Dhika mengeratkan jaket ditubuhnya, berusaha menetralkan degup jantungnya.

“Dhika,” panggil Theo yang membuat Dhika menoleh. Jantung nya kembali berdetak gila-gilaan, sepertinya akan terjadi sesuatu saat ini.

“Kamu tau kalau saya suka hujan?” Ucapnya sambil menatap gerimis hujan yang masih turun.

“Tau,” jawab Dhika.

“Kamu tau apa saja yang saya suka?”

“Hujan dan kopi, itu hal yang kamu suka 'kan?” Dhika tau segalanya tentang Theo. Dimulai dari keseharian, kesukaan, bahkan hal yang tidak Theo suka pun Dhika tau itu.

“Sepertinya ada yang terlewat.” Perkataan Theo membuat Dhika berpikir keras. Apa yang ia lewatkan?

Theo melirik Dhika yang sedang berpikir lalu tersenyum. Pandangannya masih tertuju pada hujan yang masih belum mulai reda.

“Saya memang suka hujan dan kopi, tapi....” Perkataannya terhenti. Theo menatap Dhika sambil tersenyum kearahnya.

“Saya lebih suka kamu.”

Dhika tidak salah dengar kan?? Tolong katakan kalau dia tidak salah dengar.

Dhika terdiam ia membeku, ia tidak tahu harus merespon apa.

“Saya suka kamu, melebihi semua hal yang berada di dunia ini. Tapi sepertinya saya tidak lagi suka melainkan jatuh. Saya sudah jatuh padamu Dhika.”

Theo menggenggam kedua tangan Dhika dan menatap mata indah si manis.

“Saya ingin kamu jadi milik saya, milik saya seutuhnya.
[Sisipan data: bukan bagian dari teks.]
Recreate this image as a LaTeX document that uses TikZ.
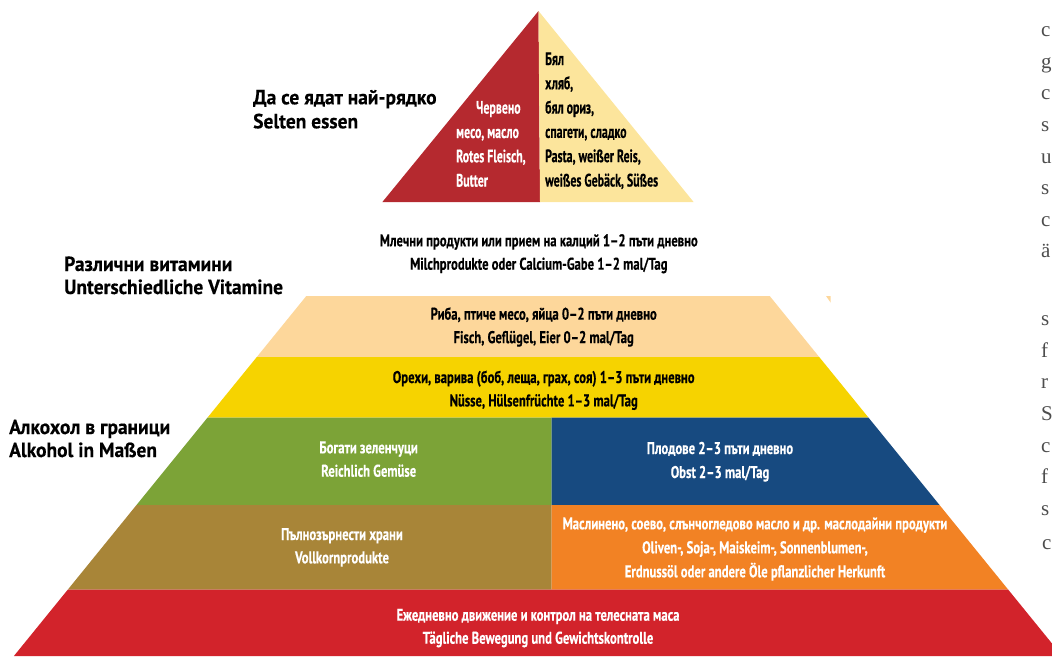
\documentclass[tikz,border=0pt]{standalone}
\usepackage{fontspec}
\setmainfont{PT Sans}
\newfontfamily\bandfont{PT Sans}[FakeStretch=0.745, FakeBold=0.3]
\newfontfamily\tipfont{PT Sans}[FakeStretch=0.66, FakeBold=0.3]
\newfontfamily\sidefont{PT Sans}[FakeStretch=0.95, FakeBold=0.3]
\newfontfamily\pagefont{Liberation Serif}
\usetikzlibrary{calc}

\definecolor{topred}{HTML}{B5292F}
\definecolor{topcream}{HTML}{FCE59C}
\definecolor{fishpeach}{HTML}{FDD79B}
\definecolor{nutyellow}{HTML}{F6D300}
\definecolor{veggreen}{HTML}{7CA337}
\definecolor{fruitblue}{HTML}{174A80}
\definecolor{grainbrown}{HTML}{A88538}
\definecolor{oilorange}{HTML}{F28224}
\definecolor{basered}{HTML}{D2232B}
\definecolor{pagegray}{HTML}{4D4D4D}

\begin{document}
\begin{tikzpicture}[x=1pt, y=-1pt]
    \tikzstyle{dark text} = [font=\bandfont\bfseries\fontsize{17}{20}\selectfont,
        text=black, inner sep=0pt, anchor=base]
    \tikzstyle{light text} = [dark text, text=white]
    \tikzstyle{tip text} = [font=\tipfont\bfseries\fontsize{18}{21}\selectfont,
        inner sep=0pt, anchor=base west]
    \tikzstyle{side text} = [font=\sidefont\bfseries\fontsize{20.5}{24}\selectfont,
        inner sep=0pt, anchor=base west]
    \tikzstyle{page letter} = [font=\pagefont\fontsize{21}{25}\selectfont,
        text=pagegray, inner sep=0pt, anchor=base west]

    \useasboundingbox (0, 0) rectangle (1052, 656);

    % Tip of the pyramid ---------------------------------
    \fill[topred] (538.5, 11) -- (382.4, 202) -- (540, 202) -- cycle;
    \fill[topcream] (538.5, 11) -- (540, 202) -- (693.6, 202) -- cycle;

    % Bands ----------------------------------------------
    \fill[fishpeach] (306.3, 296) -- (769.7, 296) -- (819.2, 357) -- (256.8, 357) -- cycle;
    \fill[fishpeach] (826, 296) -- (830.7, 296) -- (830.7, 302.7) -- cycle;
    \fill[nutyellow] (256.8, 357) -- (819.2, 357) -- (868.4, 417.5) -- (207.6, 417.5) -- cycle;
    \fill[veggreen] (207.6, 417.5) -- (551.5, 417.5) -- (551.5, 505) -- (136.5, 505) -- cycle;
    \fill[fruitblue] (551.5, 417.5) -- (868.4, 417.5) -- (939.5, 505) -- (551.5, 505) -- cycle;
    \fill[grainbrown] (136.5, 505) -- (551.5, 505) -- (551.5, 589.5) -- (67.9, 589.5) -- cycle;
    \fill[oilorange] (551.5, 505) -- (939.5, 505) -- (1008.1, 589.5) -- (551.5, 589.5) -- cycle;
    \fill[basered] (67.9, 589.5) -- (1008.1, 589.5) -- (1052, 643.5) -- (1052, 656) -- (13.9, 656) -- cycle;
    % ---------------------------------------------------

    % Tip texts
    \node (meat_1) at (476, 113.6) [tip text, text=white] {Червено};
    \node (meat_2) at (456, 138) [tip text, text=white] {месо, масло};
    \node (meat_3) at ($(meat_2.base west) + (0, 24.3)$) [tip text, text=white] {Rotes Fleisch,};
    \node (meat_4) at ($(meat_3.base west) + (0, 24.3)$) [tip text, text=white] {Butter};

    \node (white_1) at (545, 65) [tip text] {Бял};
    \node (white_2) at ($(white_1.base west) + (0, 24.3)$) [tip text] {хляб,};
    \node (white_3) at ($(white_2.base west) + (0, 24.3)$) [tip text] {бял ориз,};
    \node (white_4) at ($(white_3.base west) + (0, 24.3)$) [tip text] {спагети, сладко};
    \node (white_5) at ($(white_4.base west) + (0, 24.3)$) [tip text] {Pasta, weißer Reis,};
    \node (white_6) at ($(white_5.base west) + (0, 24.3)$) [tip text] {weißes Gebäck, Süßes};

    % Side labels
    \node (rare_bg) at (253, 104.3) [side text] {Да се ядат най-рядко};
    \node (rare_de) at ($(rare_bg.base west) + (0, 24)$) [side text] {Selten essen};
    \node (vit_bg) at (64, 271) [side text] {Различни витамини};
    \node (vit_de) at ($(vit_bg.base west) + (0, 23)$) [side text] {Unterschiedliche Vitamine};
    \node (alc_bg) at (9, 434) [side text] {Алкохол в граници};
    \node (alc_de) at ($(alc_bg.base west) + (0, 23)$) [side text] {Alkohol in Maßen};

    % Band texts -----------------------------------------
    \node (dairy_bg) at (538.8, 246.3) [dark text] {Млечни продукти или прием на калций 1–2 пъти дневно};
    \node (dairy_de) at ($(dairy_bg.base) + (0, 23.4)$) [dark text] {Milchprodukte oder Calcium-Gabe 1–2 mal/Tag};

    \node (fish_bg) at (543.7, 319.7) [dark text] {Риба, птиче месо, яйца 0–2 пъти дневно};
    \node (fish_de) at ($(fish_bg.base) + (0, 23.4)$) [dark text] {Fisch, Geflügel, Eier 0–2 mal/Tag};

    \node (nut_bg) at (543.7, 383) [dark text] {Орехи, варива (боб, леща, грах, соя) 1–3 пъти дневно};
    \node (nut_de) at ($(nut_bg.base) + (0, 23.4)$) [dark text] {Nüsse, Hülsenfrüchte 1–3 mal/Tag};

    \node (veg_bg) at (368.7, 453.3) [light text] {Богати зеленчуци};
    \node (veg_de) at ($(veg_bg.base) + (0, 23.4)$) [light text] {Reichlich Gemüse};

    \node (fruit_bg) at (720, 454) [light text] {Плодове 2–3 пъти дневно};
    \node (fruit_de) at ($(fruit_bg.base) + (0, 24)$) [light text] {Obst 2–3 mal/Tag};

    \node (grain_bg) at (342, 540) [light text] {Пълнозърнести храни};
    \node (grain_de) at ($(grain_bg.base) + (0, 23.3)$) [light text] {Vollkornprodukte};

    \node (oil_1) at (755, 529.3) [light text] {Маслинено, соево, слънчогледово масло и др. маслодайни продукти};
    \node (oil_2) at ($(oil_1.base) + (0, 24)$) [light text] {Oliven-, Soja-, Maiskeim-, Sonnenblumen-,};
    \node (oil_3) at ($(oil_2.base) + (0, 24)$) [light text] {Erdnussöl oder andere Öle pflanzlicher Herkunft};

    \node (move_bg) at (538, 620.7) [light text] {Ежедневно движение и контрол на телесната маса};
    \node (move_de) at ($(move_bg.base) + (0, 23)$) [light text] {Tägliche Bewegung und Gewichtskontrolle};
    % ---------------------------------------------------

    % Next column of the page
    \foreach \letter [count=\i] in {c, g, c, s, u, s, c, ä}
        \node (col_a\i) at (1041, 5 + \i * 31.6) [page letter] {\letter};
    \foreach \letter [count=\i] in {s, f, r, S, c, f, s}
        \node (col_b\i) at (1041, 294 + \i * 31.6) [page letter] {\letter};
    \node (col_end) at (1042, 549) [page letter] {c};
\end{tikzpicture}
\end{document}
Kamu mau jadi pacar saya?”

Dhika sudah tidak bisa lagi menahan kembang api yang meledak didadanya. Lelaki itu tersenyum dan mengangguk-anggukan kepalanya.

Theo tersenyum lebar. Sekarang lelaki didepannya ini miliknya. Tandai lagi miliknya

Theo segera menarik Dhika kedalam pelukannya, pelukan hangat yang berhasil membuat keduanya tersenyum ditengah hujan yang sedang membasahi bumi, seolah-olah ikut merayakan kebersamaan mereka.